The Reality of Business Operations

In theory, ESG reporting is a clean and logical process: information flows in, synthesised, analysis and insights flow out, and companies report them and act on what they learn. In reality,it is a whole lot messier.

Businesses don’t rely on unified, seamless systems. They often run on manual processes, siloed departments, and retrospective audits. Information lives in pockets: environmental data (electricity, water, and more) with the facilities team, social impact statistics with CSR/HR team, governance details with legal/compliance teams. The gap between the headquarters and on ground implementations, including suppliers and vendors, is wide. Information lives in different systems, dashboards, emails, whatsapp, and often on pen and paper. Information does not speak the same language, and the relevant teams often piece together information at the last minute for reporting. Some information never makes it at all, some disappear along the way, and some misinterpreted.

It is no surprise that this is the core reality of business operations. By the time the ESG relevant information flows through all the relevant channels (pipes), leadership is wittingly or unwittingly in a game of Chinese whispers. Consequently, reports are riddled with gaps and inconsistencies. When the information flow is broken, ESG becomes a check list item in the list of compliances. Insights are often not reliable or actionable.

Enter AI and Tech Innovation

AI, Machine Learning, and Blockchain companies are starting to see an opportunity here. Imagine AI / Machine Learning being able to connect the dots, help the system with information flow and analysis; imagine Blockchain ensuring that the information moves in a safe and secure manner. These systems offer not only automation, but also connection. They can enter the gaps, clean, read, synthesise, link information, and even converse with you to make the information usable and relevant.

For instance, organisations such as Kuki AI, Sustainol Solutions Pvt Ltd, Riu AI, Credibl are demonstrations of ideas applying AI and technology to streamline ESG compliance. The common thread amongst these ideas? Attempts to ease the information flow; assisting the people and systems in complying with ESG; and making ESG performance reliable and actionable in real time. They are doing this by focusing on (i) information interoperability – making information across systems and teams being able to speak to each other (ii) real time visibility – of ESG metrics for every day work over relying on annual compliance timelines (iii) alignment across teams – allowing diverse teams to speak with each other and (iv) actionable insights – for interventions that can streamline processes.

They do this by integrating with businesses’ operational reality, bridge necessary siloes, set in place appropriate frameworks, and collect/synthesise data for ESG compliance.

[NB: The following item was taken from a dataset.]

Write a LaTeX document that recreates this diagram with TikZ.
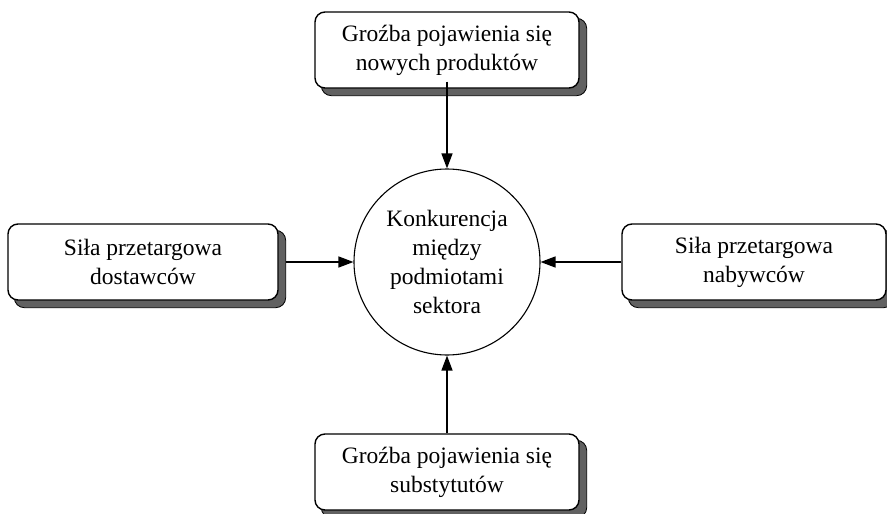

India is also uniquely positioned to leapfrog in ESG innovation. The advancement of Digital Public Infrastructure, such as Aadhar and UPI, along with a growing entrepreneurial ecosystem and Government support, offers a ground for further innovation for ESG design and compliance. Unified Energy Interface (UEI) that has been launched recently is a step towards this direction.

From Compliance to Coherence

ESG and ESG Frameworks can deliver on their fullest potential when information flows seamlessly across teams and stakeholders. To cross the ESG chasm, attention ought to be paid to information standards and unifying information flow. Additionally, our current frameworks need to be adapted to quantify information that is intangible or difficult to measure. For instance, verifying the labor practices of a sub contractor or compliance by a vendor or supplier are a lot more complex than quantifiable data. Moreover, Governance architecture and questions relating to it are also critical. Who can access what information when, for what, under what circumstances? What are data and AI use policies? What can AI be adopted for and what not? How can this Governance architecture become embedded into the flow of work as opposed to an additional Governance architecture that needs to be laid out? By prioritising these areas of ESG compliance, India will be at the cusp of moving from ESG compliance to ESG coherence.